When you get married, you aren't just gaining a spouse; you're getting all their current and future friends, too. Keeping, and making, friends as a pair can be a lot more complicated than going it alone, but friendship experts say it's possible. All you need is some new advice.

-- Quality is more important than quantity.

Your early 20s are sort of the golden age of friendship, says Ray Pahl, a sociology professor at England's University of Essex and co-author of "Rethinking Friendship" (Princeton University Press, 2006). Young professionals spend these years wrapped in a cozy bubble of college and urban living, surrounded by a large network of friends who serve as a surrogate family.

Getting married, which often entails graduating, buying a house or otherwise moving out of these enclaves, can sends people into fits of insecurity as they try to hang on to every best bud and convivial acquaintance - and, in the process, spread themselves too thin to maintain any of those relationships well.

"You actually have to be a bit ruthless and think clearly," Pahl says. His advice is to look at your friend group, figure out who you really want in your life 10 years from now, and put your energy into remaining close to them.

"It's really not cynical or calculating," he says. "You owe it to the ones that really matter to give them your time."

-- You don't have to like all your spouse's friends.

"This is one of the most serious ways in which people can lose friends," Pahl says. "Two women might be great friends alone, but because one's husband is a class rear end, the friends can start to feel ill-at-ease with each other."

But, the experts say, you don't necessarily have to choose between your friendship and your marriage.

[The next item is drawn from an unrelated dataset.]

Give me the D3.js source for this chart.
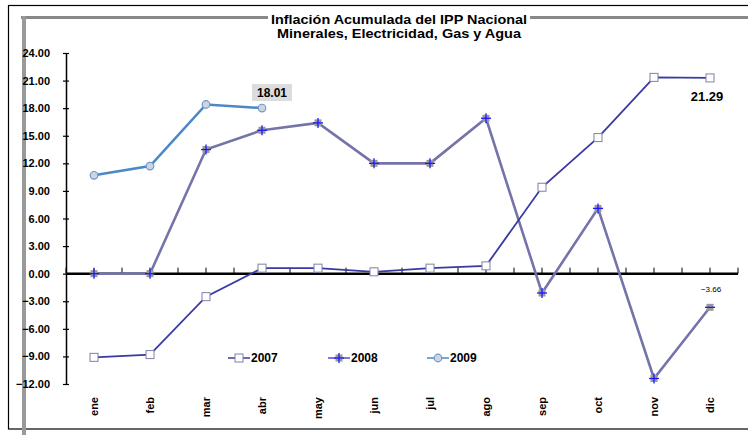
<!DOCTYPE html>
<html><head><meta charset="utf-8">
<script src="https://cdn.jsdelivr.net/npm/d3@7"></script>
<style>body{margin:0;background:#fff}svg{display:block}text{font-family:"Liberation Sans",Arial,sans-serif}</style>
</head><body><svg id="c" width="748" height="435"></svg>
<script>
const months = ["ene","feb","mar","abr","may","jun","jul","ago","sep","oct","nov","dic"];
const s2007 = [-9.1,-8.8,-2.5,0.6,0.6,0.2,0.6,0.85,9.4,14.8,21.35,21.29];
const s2008 = [0,0,13.5,15.6,16.4,12.0,12.0,16.9,-2.1,7.1,-11.4,-3.66];
const s2009 = [10.7,11.7,18.4,18.01];
const yTicks = [24,21,18,15,12,9,6,3,0,-3,-6,-9,-12];
const titleLines = ["Inflación Acumulada del IPP Nacional","Minerales, Electricidad, Gas y Agua"];
const seriesNames = ["2007","2008","2009"];

const svg = d3.select("#c");
const x = d3.scaleBand().domain(months).range([66,738]);
const y = d3.scaleLinear().domain([-12,24]).range([384,53]);
const cx = m => x(m) + x.bandwidth()/2;

// frames
svg.append("rect").attr("x",8.5).attr("y",5.5).attr("width",760).attr("height",423.5).attr("fill","none").attr("stroke","#000").attr("stroke-width",1.2);
svg.append("line").attr("x1",21).attr("x2",748).attr("y1",17.5).attr("y2",17.5).attr("stroke","#888").attr("stroke-width",3);
svg.append("line").attr("x1",24).attr("x2",24).attr("y1",16).attr("y2",435).attr("stroke","#999").attr("stroke-width",4);

// title
const tg = svg.append("g");
tg.append("rect").attr("x",268).attr("y",12).attr("width",262).attr("height",14).attr("fill","#fff");
titleLines.forEach((t,i)=>{
  tg.append("text").attr("x",399).attr("y",24+i*14).attr("text-anchor","middle")
    .attr("font-size",12).attr("font-weight","bold").attr("textLength",i==0?256:244).attr("lengthAdjust","spacingAndGlyphs").text(t);
});

// y axis
const yAxis = d3.axisLeft(y).tickValues(yTicks).tickFormat(d3.format(".2f")).tickSize(0).tickPadding(16);
const ya = svg.append("g").attr("transform","translate(66,0)").call(yAxis);
ya.select(".domain").attr("stroke","#000").attr("stroke-width",1.5);
ya.selectAll("text").attr("font-size",11).attr("font-weight","bold").attr("fill","#000").attr("font-family","Liberation Sans");
ya.selectAll(".tick").append("line").attr("x1",-3).attr("x2",3).attr("stroke","#000").attr("stroke-width",1.2);

// x axis at zero
const bounds = d3.range(0,13).map(i=>66+i*x.step());
svg.append("line").attr("x1",66).attr("x2",738).attr("y1",y(0)).attr("y2",y(0)).attr("stroke","#000").attr("stroke-width",2.5);
svg.selectAll(".xt").data(bounds.concat(months.map(cx))).enter().append("line")
  .attr("x1",d=>d).attr("x2",d=>d).attr("y1",y(0)-6).attr("y2",y(0)).attr("stroke","#000").attr("stroke-width",1);
svg.selectAll(".xl").data(months).enter().append("text")
  .attr("transform",m=>`translate(${cx(m)+4},397) rotate(-90)`).attr("text-anchor","end")
  .attr("font-size",11).attr("font-weight","bold").text(d=>d);

const line = d3.line().x((d,i)=>cx(months[i])).y(d=>y(d));
// 2008
svg.append("path").datum(s2008).attr("d",line).attr("fill","none").attr("stroke","#7474a8").attr("stroke-width",2.6);
// 2007
svg.append("path").datum(s2007).attr("d",line).attr("fill","none").attr("stroke","#3a3aa0").attr("stroke-width",1.8);
// 2009
svg.append("path").datum(s2009).attr("d",line).attr("fill","none").attr("stroke","#4a88c8").attr("stroke-width",2.6);

function sq(g,xx,yy){g.append("rect").attr("x",xx-4).attr("y",yy-4).attr("width",8).attr("height",8).attr("fill","#fff").attr("stroke","#8080a8").attr("stroke-width",1);}
function plus(g,xx,yy,minus){g.append("rect").attr("x",xx-3.5).attr("y",yy-3.5).attr("width",7).attr("height",7).attr("fill","#999");
  g.append("line").attr("x1",xx-5).attr("x2",xx+5).attr("y1",yy).attr("y2",yy).attr("stroke","#1a1aff").attr("stroke-width",1.3);
  if(!minus) g.append("line").attr("x1",xx).attr("x2",xx).attr("y1",yy-5).attr("y2",yy+5).attr("stroke","#1a1aff").attr("stroke-width",1.3);}
function circ(g,xx,yy){g.append("circle").attr("cx",xx).attr("cy",yy).attr("r",3.8).attr("fill","#d0d4dc").attr("stroke","#6a9ad0").attr("stroke-width",1.2);}

const mg = svg.append("g");
s2008.forEach((v,i)=>plus(mg,cx(months[i]),y(v),i==11));
s2007.forEach((v,i)=>sq(mg,cx(months[i]),y(v)));
s2009.forEach((v,i)=>circ(mg,cx(months[i]),y(v)));

// data labels
svg.append("rect").attr("x",252).attr("y",84).attr("width",40).attr("height",17).attr("fill","#dcdcdc");
svg.append("text").attr("x",272).attr("y",97).attr("text-anchor","middle").attr("font-size",12).attr("font-weight","bold").text(d3.format(".2f")(s2009[3]));
svg.append("text").attr("x",707).attr("y",101).attr("text-anchor","middle").attr("font-size",13).attr("font-weight","bold").text(d3.format(".2f")(s2007[11]));
svg.append("text").attr("x",711).attr("y",292).attr("text-anchor","middle").attr("font-size",8).text(d3.format(".2f")(s2008[11]));

// legend
const lg = svg.append("g");
const lx = [228,328,427];
seriesNames.forEach((n,i)=>{
  const g = lg.append("g");
  const col = ["#3a3aa0","#5050b0","#4a88c8"][i];
  g.append("line").attr("x1",lx[i]).attr("x2",lx[i]+22).attr("y1",358).attr("y2",358).attr("stroke",col).attr("stroke-width",1.5);
  if(i==0) sq(g,lx[i]+11,358); else if(i==1) plus(g,lx[i]+11,358,false); else circ(g,lx[i]+11,358);
  g.append("text").attr("x",lx[i]+23).attr("y",362).attr("font-size",12).attr("font-weight","bold").text(n);
});
</script></body></html>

"Most of the time, there is just a spoken or an unspoken agreement that the friendship can continue as long as the spouse is not expected to be part of that friendship, and the friendship doesn't cause the spouse to feel like he or she is second to the friend," says Jan Yager, a sociology professor at the University of Connecticut who has been studying friendship and relationships for more than 10 years.

She and Pahl both advise discussing the situation with your spouse, explaining how and why this friend is important to you, and then arranging things so you can spend time with your friend but your spouse doesn't have to.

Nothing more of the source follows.